Both scenarios suggested that data from around 5000 people would be enough to spot the beginnings of a major earthquake, leaving about 5 seconds to warn major population centres that hadn't yet felt its effects (Science, DOI: 10.1126/sciadv.1500036).
When an earthquake is coming, a few seconds of warning can be crucial. Fire-station doors could start to raise, gas pipelines could automatically shut off, and city residents could jump to safety under a nearby desk.
"You get out in front of the situation and inform people before any ill effects," says Brooks.
This isn't seismologists' first foray into smartphones. Two years ago, researchers at the California Institute of Technology in Pasadena came out with an app, Crowdshake, which monitors a phone's accelerometer. Unfortunately, with GPS data it isn't as simple as building an app: smartphone manufacturers don't currently provide access to the raw data required.
Until then, Brooks and his colleagues plan to keep putting smartphones to the test. In an upcoming pilot in Chile, about 250 phones will be stripped of their standard GPS cards and placed in boxes around the country, where they'll lie in wait to record the next big earthquake.

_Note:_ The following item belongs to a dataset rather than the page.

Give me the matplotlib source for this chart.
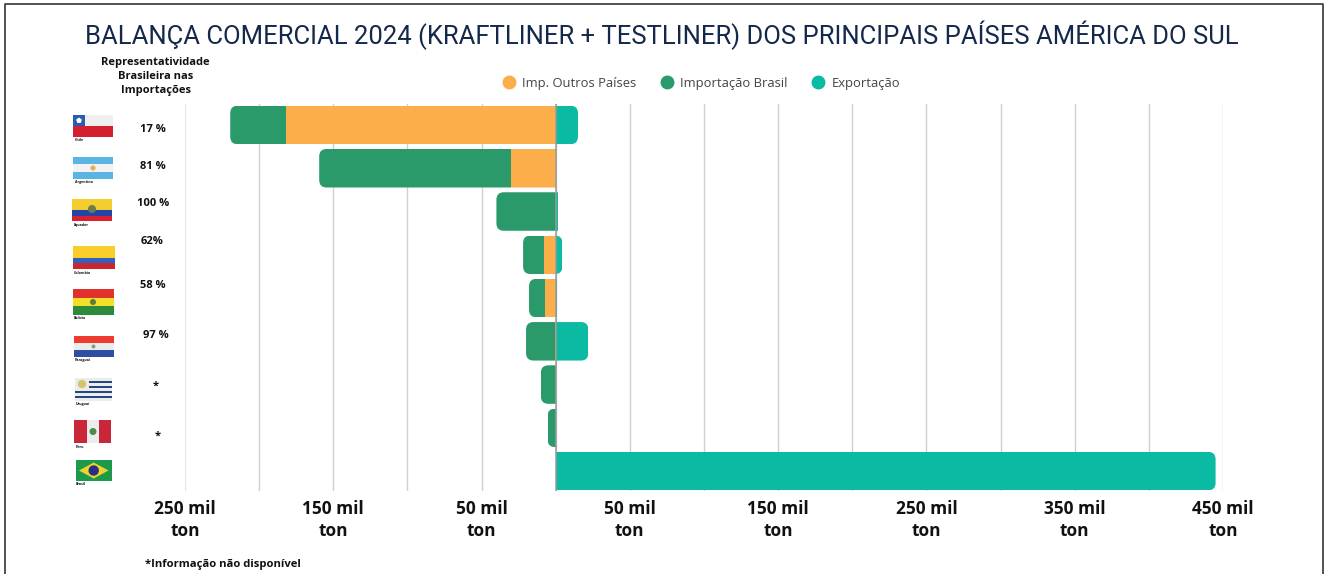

Others have found ingenious ways to tap into human activity to locate quakes. At the European-Mediterranean Seismological Center, seismologists rely on the internet to pinpoint where earthquakes are happening around the globe.
Whenever there's a sudden surge of traffic to their website, they look at where visitors are accessing it from to get a sense of where the earthquake is and how strong it might be. They also monitor Twitter for relevant keywords. Within a couple of minutes, they have enough information to publish their first unconfirmed reports of the quake.
"The internet is the nervous system of the planet," says Rémy Bossu, secretary general at the centre. "If we want to make rapid earthquake information available to the public and authorities, we have to focus on the earthquakes that matter for them."